— INFORMATION SHOWN —
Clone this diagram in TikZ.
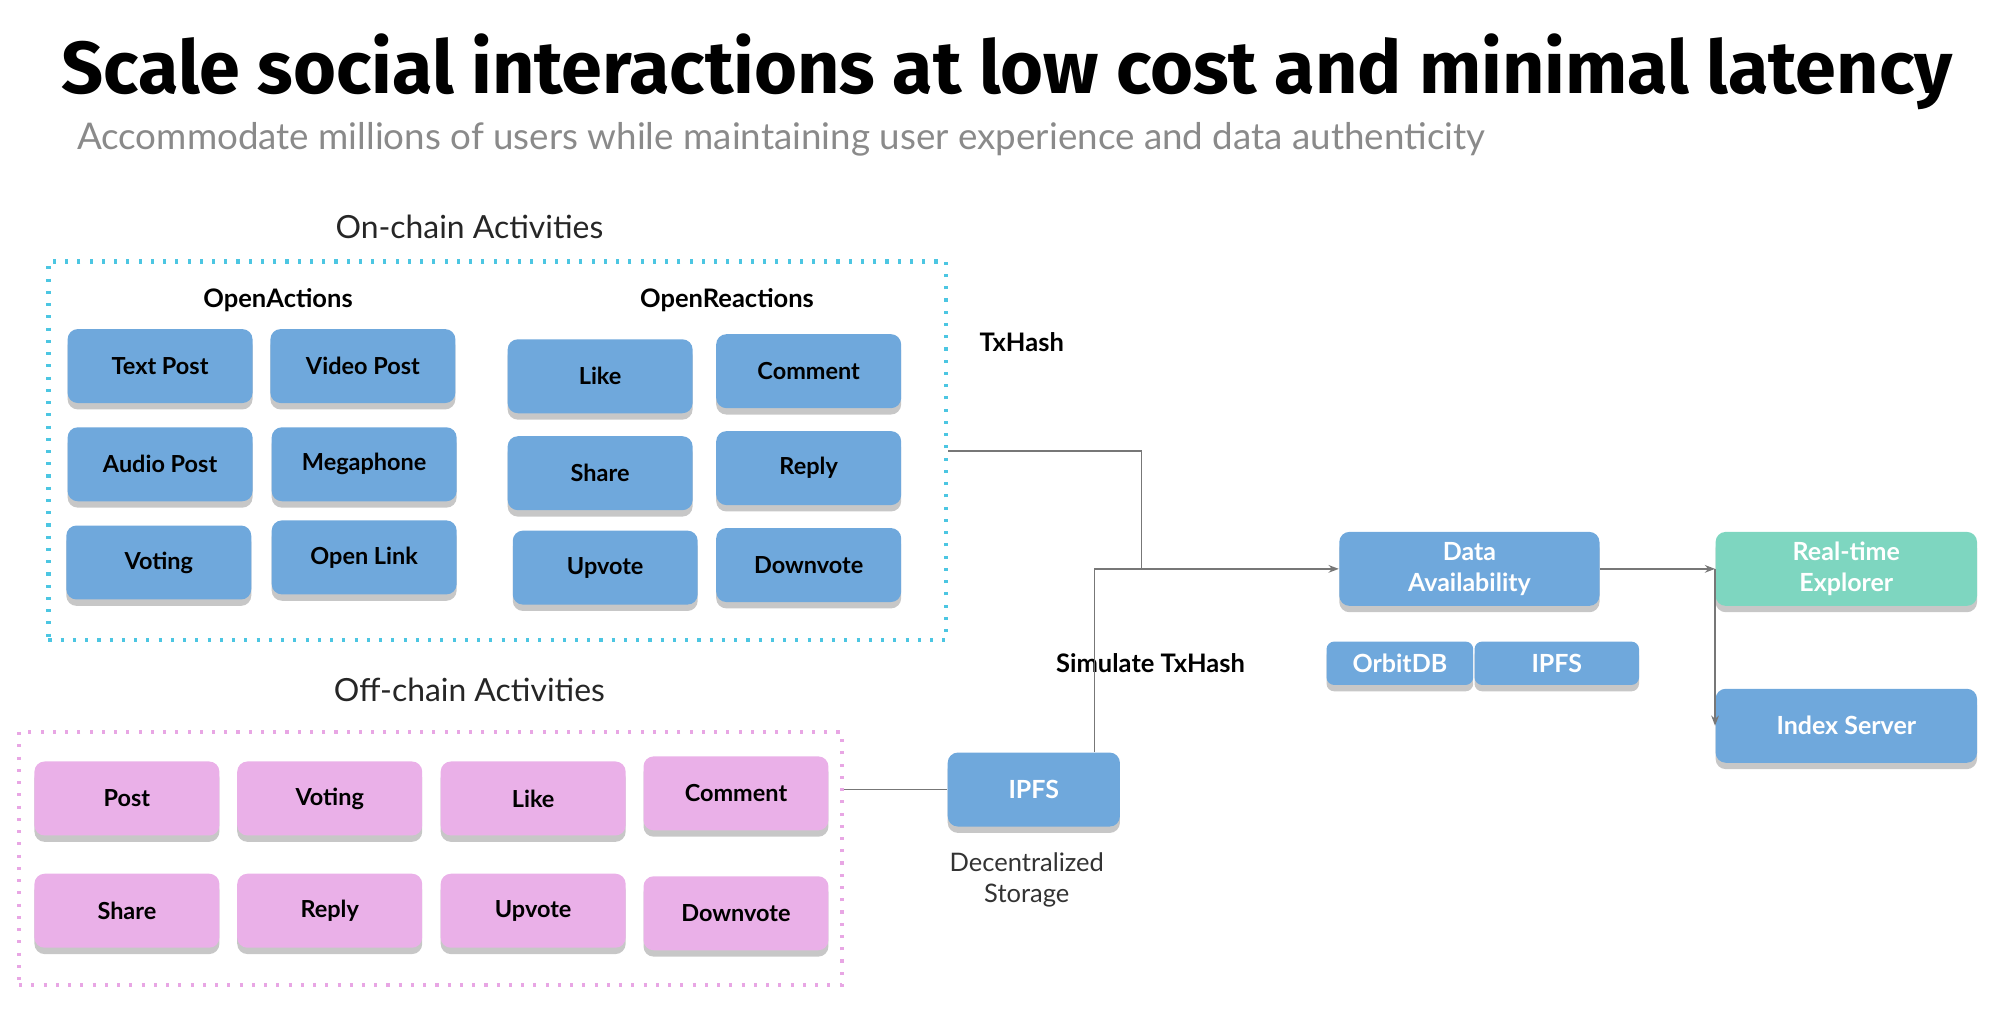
\documentclass[tikz,border=0pt]{standalone}
\usepackage{fontspec}
\setmainfont{Lato}
\newfontfamily\titlefont{Fira Sans}
\usetikzlibrary{shadows,arrows.meta}
\definecolor{boxblue}{HTML}{6FA8DC}
\definecolor{boxgreen}{HTML}{7ED6C0}
\definecolor{boxpink}{HTML}{EAB0E8}
\definecolor{dotcyan}{HTML}{4CC6E2}
\definecolor{dotpink}{HTML}{E8A6E4}
\definecolor{linegray}{HTML}{777777}
\definecolor{subgray}{HTML}{8A8A8A}
\tikzset{
  card/.style={rounded corners=4pt, minimum width=72.5pt, minimum height=29pt,
    inner sep=0pt, font=\fontsize{9.2}{11}\selectfont\bfseries,
    drop shadow={shadow xshift=0pt, shadow yshift=-2.5pt, opacity=0.22, fill=black}},
  bluecard/.style={card, fill=boxblue, text=black},
  pinkcard/.style={card, fill=boxpink, text=black},
  wcard/.style={card, fill=boxblue, text=white, font=\fontsize{9.8}{12}\selectfont\bfseries, align=center},
  gcard/.style={wcard, fill=boxgreen},
  smallcard/.style={wcard, minimum height=17pt, rounded corners=3pt},
  dotbox/.style={draw, line width=1.6pt, dash pattern=on 1.2pt off 3.6pt, inner sep=0pt},
  heading/.style={font=\fontsize{12.5}{14}\selectfont, text=black!85},
  bhead/.style={font=\fontsize{10}{12}\selectfont\bfseries},
  conn/.style={draw=linegray, line width=0.6pt},
  arr/.style={conn, -{Stealth[length=4pt,width=3pt]}},
}
\begin{document}
\begin{tikzpicture}[x=0.5pt,y=-0.5pt]
\useasboundingbox (0,0) rectangle (1568,796.5);
% title
\node[anchor=west, inner sep=0pt] (title) at (48,56) {\resizebox{741pt}{!}{\titlefont\bfseries Scale social interactions at low cost and minimal latency}};
\node[anchor=west, inner sep=0pt, text=subgray] (subtitle) at (60,109) {\resizebox{552pt}{!}{Accommodate millions of users while maintaining user experience and data authenticity}};
% on-chain
\node[heading] (onlab) at (368,178) {On-chain Activities};
\node[dotbox, draw=dotcyan, minimum width=352pt, minimum height=148.5pt] (onchain) at (390,353.5) {};
\node[bhead] (oa) at (218,235) {OpenActions};
\node[bhead] (orx) at (570,235) {OpenReactions};
\node[bluecard] (textpost) at (125.5,287) {Text Post};
\node[bluecard] (videopost) at (284.5,287) {Video Post};
\node[bluecard] (audiopost) at (125.5,364) {Audio Post};
\node[bluecard] (megaphone) at (285.5,364) {Megaphone};
\node[bluecard] (voting) at (124.5,441) {Voting};
\node[bluecard] (openlink) at (285.5,437) {Open Link};
\node[bluecard] (like) at (470.5,295) {Like};
\node[bluecard] (comment) at (634,291) {Comment};
\node[bluecard] (share) at (470.5,371) {Share};
\node[bluecard] (reply) at (634,367) {Reply};
\node[bluecard] (upvote) at (474.5,445) {Upvote};
\node[bluecard] (downvote) at (634,443) {Downvote};
\node[bhead] (txhash) at (801,268) {TxHash};
% off-chain
\node[heading] (offlab) at (368,541) {Off-chain Activities};
\node[dotbox, draw=dotpink, minimum width=322.5pt, minimum height=99pt] (offchain) at (337.5,673) {};
\node[pinkcard] (post) at (99.5,626) {Post};
\node[pinkcard] (pvoting) at (258.5,626) {Voting};
\node[pinkcard] (plike) at (418,626) {Like};
\node[pinkcard] (pcomment) at (577,622) {Comment};
\node[pinkcard] (pshare) at (99.5,714) {Share};
\node[pinkcard] (preply) at (258.5,714) {Reply};
\node[pinkcard] (pupvote) at (418,714) {Upvote};
\node[pinkcard] (pdownvote) at (577,716) {Downvote};
% storage
\node[wcard, minimum width=67.5pt] (ipfs) at (810.5,619) {IPFS};
\node[font=\fontsize{10}{12}\selectfont, text=black!80, align=center] (decst) at (805,690) {Decentralized\\Storage};
\node[bhead] (simtx) at (902,520) {Simulate TxHash};
% right part
\node[wcard, minimum width=102pt] (da) at (1152,446) {Data\\Availability};
\node[gcard, minimum width=102.5pt] (rte) at (1447.5,446) {Real-time\\Explorer};
\node[wcard, minimum width=102.5pt] (idx) at (1447.5,569) {Index Server};
\node[smallcard, minimum width=57.5pt] (orbit) at (1097.5,520) {OrbitDB};
\node[smallcard, minimum width=64.5pt] (ipfs2) at (1220.5,520) {IPFS};
% connectors
\coordinate (j1) at (895,353.5);
\coordinate (j2) at (858,446);
\draw[conn] (onchain.east) -- (j1) -- (j1 |- da.west);
\draw[arr] (ipfs.north -| j2) -- (j2) -- (da.west);
\draw[conn] (ipfs.west -| offchain.east) -- (ipfs.west);
\draw[arr] (da.east) -- (rte.west);
\draw[arr] (rte.west) -- (idx.west);
\end{tikzpicture}
\end{document}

— WHAT YOU ARE ASKED TO DO —
Without including any pictures, print all of the material exactly as given.

— EXERCISE RESPONSE —
Clone this diagram in TikZ.
\documentclass[tikz,border=0pt]{standalone}
\usepackage{fontspec}
\setmainfont{Lato}
\newfontfamily\titlefont{Fira Sans}
\usetikzlibrary{shadows,arrows.meta}
\definecolor{boxblue}{HTML}{6FA8DC}
\definecolor{boxgreen}{HTML}{7ED6C0}
\definecolor{boxpink}{HTML}{EAB0E8}
\definecolor{dotcyan}{HTML}{4CC6E2}
\definecolor{dotpink}{HTML}{E8A6E4}
\definecolor{linegray}{HTML}{777777}
\definecolor{subgray}{HTML}{8A8A8A}
\tikzset{
  card/.style={rounded corners=4pt, minimum width=72.5pt, minimum height=29pt,
    inner sep=0pt, font=\fontsize{9.2}{11}\selectfont\bfseries,
    drop shadow={shadow xshift=0pt, shadow yshift=-2.5pt, opacity=0.22, fill=black}},
  bluecard/.style={card, fill=boxblue, text=black},
  pinkcard/.style={card, fill=boxpink, text=black},
  wcard/.style={card, fill=boxblue, text=white, font=\fontsize{9.8}{12}\selectfont\bfseries, align=center},
  gcard/.style={wcard, fill=boxgreen},
  smallcard/.style={wcard, minimum height=17pt, rounded corners=3pt},
  dotbox/.style={draw, line width=1.6pt, dash pattern=on 1.2pt off 3.6pt, inner sep=0pt},
  heading/.style={font=\fontsize{12.5}{14}\selectfont, text=black!85},
  bhead/.style={font=\fontsize{10}{12}\selectfont\bfseries},
  conn/.style={draw=linegray, line width=0.6pt},
  arr/.style={conn, -{Stealth[length=4pt,width=3pt]}},
}
\begin{document}
\begin{tikzpicture}[x=0.5pt,y=-0.5pt]
\useasboundingbox (0,0) rectangle (1568,796.5);
% title
\node[anchor=west, inner sep=0pt] (title) at (48,56) {\resizebox{741pt}{!}{\titlefont\bfseries Scale social interactions at low cost and minimal latency}};
\node[anchor=west, inner sep=0pt, text=subgray] (subtitle) at (60,109) {\resizebox{552pt}{!}{Accommodate millions of users while maintaining user experience and data authenticity}};
% on-chain
\node[heading] (onlab) at (368,178) {On-chain Activities};
\node[dotbox, draw=dotcyan, minimum width=352pt, minimum height=148.5pt] (onchain) at (390,353.5) {};
\node[bhead] (oa) at (218,235) {OpenActions};
\node[bhead] (orx) at (570,235) {OpenReactions};
\node[bluecard] (textpost) at (125.5,287) {Text Post};
\node[bluecard] (videopost) at (284.5,287) {Video Post};
\node[bluecard] (audiopost) at (125.5,364) {Audio Post};
\node[bluecard] (megaphone) at (285.5,364) {Megaphone};
\node[bluecard] (voting) at (124.5,441) {Voting};
\node[bluecard] (openlink) at (285.5,437) {Open Link};
\node[bluecard] (like) at (470.5,295) {Like};
\node[bluecard] (comment) at (634,291) {Comment};
\node[bluecard] (share) at (470.5,371) {Share};
\node[bluecard] (reply) at (634,367) {Reply};
\node[bluecard] (upvote) at (474.5,445) {Upvote};
\node[bluecard] (downvote) at (634,443) {Downvote};
\node[bhead] (txhash) at (801,268) {TxHash};
% off-chain
\node[heading] (offlab) at (368,541) {Off-chain Activities};
\node[dotbox, draw=dotpink, minimum width=322.5pt, minimum height=99pt] (offchain) at (337.5,673) {};
\node[pinkcard] (post) at (99.5,626) {Post};
\node[pinkcard] (pvoting) at (258.5,626) {Voting};
\node[pinkcard] (plike) at (418,626) {Like};
\node[pinkcard] (pcomment) at (577,622) {Comment};
\node[pinkcard] (pshare) at (99.5,714) {Share};
\node[pinkcard] (preply) at (258.5,714) {Reply};
\node[pinkcard] (pupvote) at (418,714) {Upvote};
\node[pinkcard] (pdownvote) at (577,716) {Downvote};
% storage
\node[wcard, minimum width=67.5pt] (ipfs) at (810.5,619) {IPFS};
\node[font=\fontsize{10}{12}\selectfont, text=black!80, align=center] (decst) at (805,690) {Decentralized\\Storage};
\node[bhead] (simtx) at (902,520) {Simulate TxHash};
% right part
\node[wcard, minimum width=102pt] (da) at (1152,446) {Data\\Availability};
\node[gcard, minimum width=102.5pt] (rte) at (1447.5,446) {Real-time\\Explorer};
\node[wcard, minimum width=102.5pt] (idx) at (1447.5,569) {Index Server};
\node[smallcard, minimum width=57.5pt] (orbit) at (1097.5,520) {OrbitDB};
\node[smallcard, minimum width=64.5pt] (ipfs2) at (1220.5,520) {IPFS};
% connectors
\coordinate (j1) at (895,353.5);
\coordinate (j2) at (858,446);
\draw[conn] (onchain.east) -- (j1) -- (j1 |- da.west);
\draw[arr] (ipfs.north -| j2) -- (j2) -- (da.west);
\draw[conn] (ipfs.west -| offchain.east) -- (ipfs.west);
\draw[arr] (da.east) -- (rte.west);
\draw[arr] (rte.west) -- (idx.west);
\end{tikzpicture}
\end{document}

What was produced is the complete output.